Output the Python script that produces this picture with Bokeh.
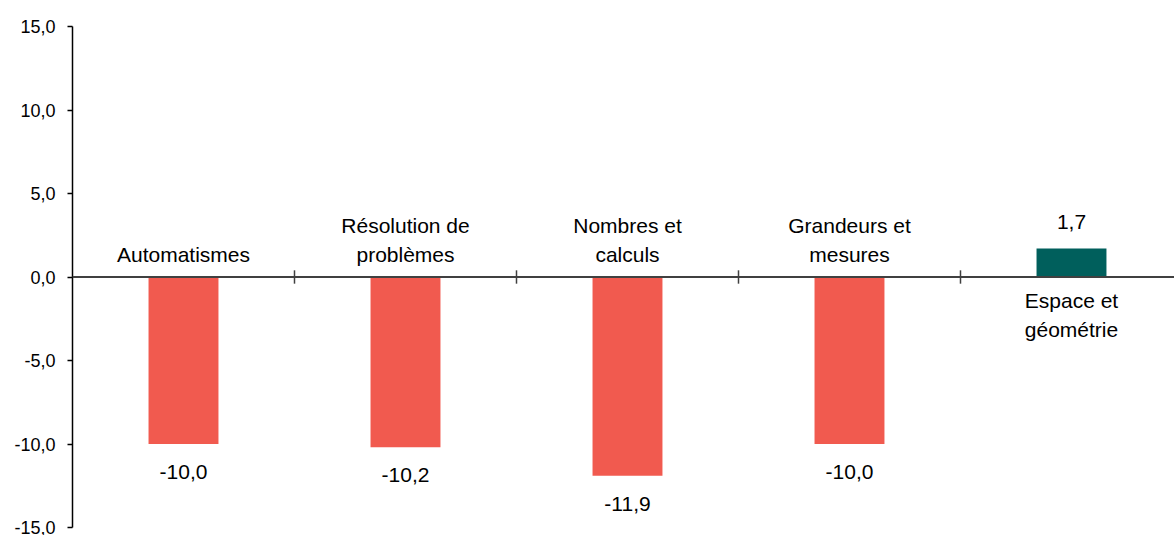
from bokeh.plotting import figure
from bokeh.models import Range1d, FixedTicker, CustomJSTickFormatter, Span, ColumnDataSource
from bokeh.core.properties import value
from bokeh.embed import file_html
from bokeh.resources import INLINE

categories = ["Automatismes", "Résolution de\nproblèmes", "Nombres et\ncalculs",
              "Grandeurs et\nmesures", "Espace et\ngéométrie"]
values = [-10.0, -10.2, -11.9, -10.0, 1.7]
colors = ["#F15A4F", "#F15A4F", "#F15A4F", "#F15A4F", "#005F5C"]
y_ticks = [-15, -10, -5, 0, 5, 10, 15]

FONT = "Liberation Sans"

n = len(categories)
xs = [i + 0.5 for i in range(n)]
labels = [f"{v:.1f}".replace(".", ",") for v in values]

p = figure(width=1174, height=535, output_backend="svg", toolbar_location=None,
           x_range=Range1d(0.0, 4.964), y_range=Range1d(-15, 15),
           min_border_left=72, min_border_right=0, min_border_top=26, min_border_bottom=8)
p.xaxis.visible = False
p.grid.visible = False
p.outline_line_color = None
p.background_fill_color = "white"
p.border_fill_color = "white"

ya = p.yaxis[0]
ya.ticker = FixedTicker(ticks=y_ticks)
ya.formatter = CustomJSTickFormatter(code="return tick.toFixed(1).replace('.', ',');")
ya.axis_line_color = "black"
ya.axis_line_width = 1.5
ya.major_tick_line_color = "black"
ya.major_tick_line_width = 1.5
ya.major_tick_out = 5
ya.major_tick_in = 0
ya.minor_tick_line_color = None
ya.major_label_text_font = FONT
ya.major_label_text_font_size = "18px"
ya.major_label_text_color = "black"
ya.major_label_standoff = 12

src = ColumnDataSource(dict(x=xs, top=values, color=colors, cat=categories, lab=labels))
p.vbar(x="x", top="top", bottom=0, width=0.315, color="color", source=src, line_color=None)

# zero line
p.add_layout(Span(location=0, dimension="width", line_color="#404040", line_width=2))
p.segment(x0=[-0.025], x1=[0.0], y0=[0], y1=[0], line_color="#404040", line_width=2)
# category separators
bx = list(range(1, n))
p.segment(x0=bx, x1=bx, y0=[-0.4] * len(bx), y1=[0.4] * len(bx), line_color="#404040", line_width=1.5)

neg = [i for i, v in enumerate(values) if v < 0]
pos = [i for i, v in enumerate(values) if v >= 0]

def sub(idx):
    return ColumnDataSource(dict(x=[xs[i] for i in idx], y=[values[i] for i in idx],
                                 cat=[categories[i] for i in idx], lab=[labels[i] for i in idx],
                                 zero=[0] * len(idx)))

sn, sp = sub(neg), sub(pos)
common = dict(text_font=value(FONT), text_font_size="21px", text_color="black",
              text_align="center", text_line_height=1.28)
# category labels
p.text(x="x", y="zero", text="cat", source=sn, text_baseline="bottom", y_offset=-11, **common)
p.text(x="x", y="zero", text="cat", source=sp, text_baseline="top", y_offset=12, **common)
# value labels
p.text(x="x", y="y", text="lab", source=sn, text_baseline="top", y_offset=21, **common)
p.text(x="x", y="y", text="lab", source=sp, text_baseline="bottom", y_offset=-20, **common)

open("out.html", "w").write(file_html(p, INLINE))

--------------------------------------------------

## Goal
Transcribe the listing in full and omit the pictures.

## Task answer
Output the Python script that produces this picture with Bokeh.
from bokeh.plotting import figure
from bokeh.models import Range1d, FixedTicker, CustomJSTickFormatter, Span, ColumnDataSource
from bokeh.core.properties import value
from bokeh.embed import file_html
from bokeh.resources import INLINE

categories = ["Automatismes", "Résolution de\nproblèmes", "Nombres et\ncalculs",
              "Grandeurs et\nmesures", "Espace et\ngéométrie"]
values = [-10.0, -10.2, -11.9, -10.0, 1.7]
colors = ["#F15A4F", "#F15A4F", "#F15A4F", "#F15A4F", "#005F5C"]
y_ticks = [-15, -10, -5, 0, 5, 10, 15]

FONT = "Liberation Sans"

n = len(categories)
xs = [i + 0.5 for i in range(n)]
labels = [f"{v:.1f}".replace(".", ",") for v in values]

p = figure(width=1174, height=535, output_backend="svg", toolbar_location=None,
           x_range=Range1d(0.0, 4.964), y_range=Range1d(-15, 15),
           min_border_left=72, min_border_right=0, min_border_top=26, min_border_bottom=8)
p.xaxis.visible = False
p.grid.visible = False
p.outline_line_color = None
p.background_fill_color = "white"
p.border_fill_color = "white"

ya = p.yaxis[0]
ya.ticker = FixedTicker(ticks=y_ticks)
ya.formatter = CustomJSTickFormatter(code="return tick.toFixed(1).replace('.', ',');")
ya.axis_line_color = "black"
ya.axis_line_width = 1.5
ya.major_tick_line_color = "black"
ya.major_tick_line_width = 1.5
ya.major_tick_out = 5
ya.major_tick_in = 0
ya.minor_tick_line_color = None
ya.major_label_text_font = FONT
ya.major_label_text_font_size = "18px"
ya.major_label_text_color = "black"
ya.major_label_standoff = 12

src = ColumnDataSource(dict(x=xs, top=values, color=colors, cat=categories, lab=labels))
p.vbar(x="x", top="top", bottom=0, width=0.315, color="color", source=src, line_color=None)

# zero line
p.add_layout(Span(location=0, dimension="width", line_color="#404040", line_width=2))
p.segment(x0=[-0.025], x1=[0.0], y0=[0], y1=[0], line_color="#404040", line_width=2)
# category separators
bx = list(range(1, n))
p.segment(x0=bx, x1=bx, y0=[-0.4] * len(bx), y1=[0.4] * len(bx), line_color="#404040", line_width=1.5)

neg = [i for i, v in enumerate(values) if v < 0]
pos = [i for i, v in enumerate(values) if v >= 0]

def sub(idx):
    return ColumnDataSource(dict(x=[xs[i] for i in idx], y=[values[i] for i in idx],
                                 cat=[categories[i] for i in idx], lab=[labels[i] for i in idx],
                                 zero=[0] * len(idx)))

sn, sp = sub(neg), sub(pos)
common = dict(text_font=value(FONT), text_font_size="21px", text_color="black",
              text_align="center", text_line_height=1.28)
# category labels
p.text(x="x", y="zero", text="cat", source=sn, text_baseline="bottom", y_offset=-11, **common)
p.text(x="x", y="zero", text="cat", source=sp, text_baseline="top", y_offset=12, **common)
# value labels
p.text(x="x", y="y", text="lab", source=sn, text_baseline="top", y_offset=21, **common)
p.text(x="x", y="y", text="lab", source=sp, text_baseline="bottom", y_offset=-20, **common)

open("out.html", "w").write(file_html(p, INLINE))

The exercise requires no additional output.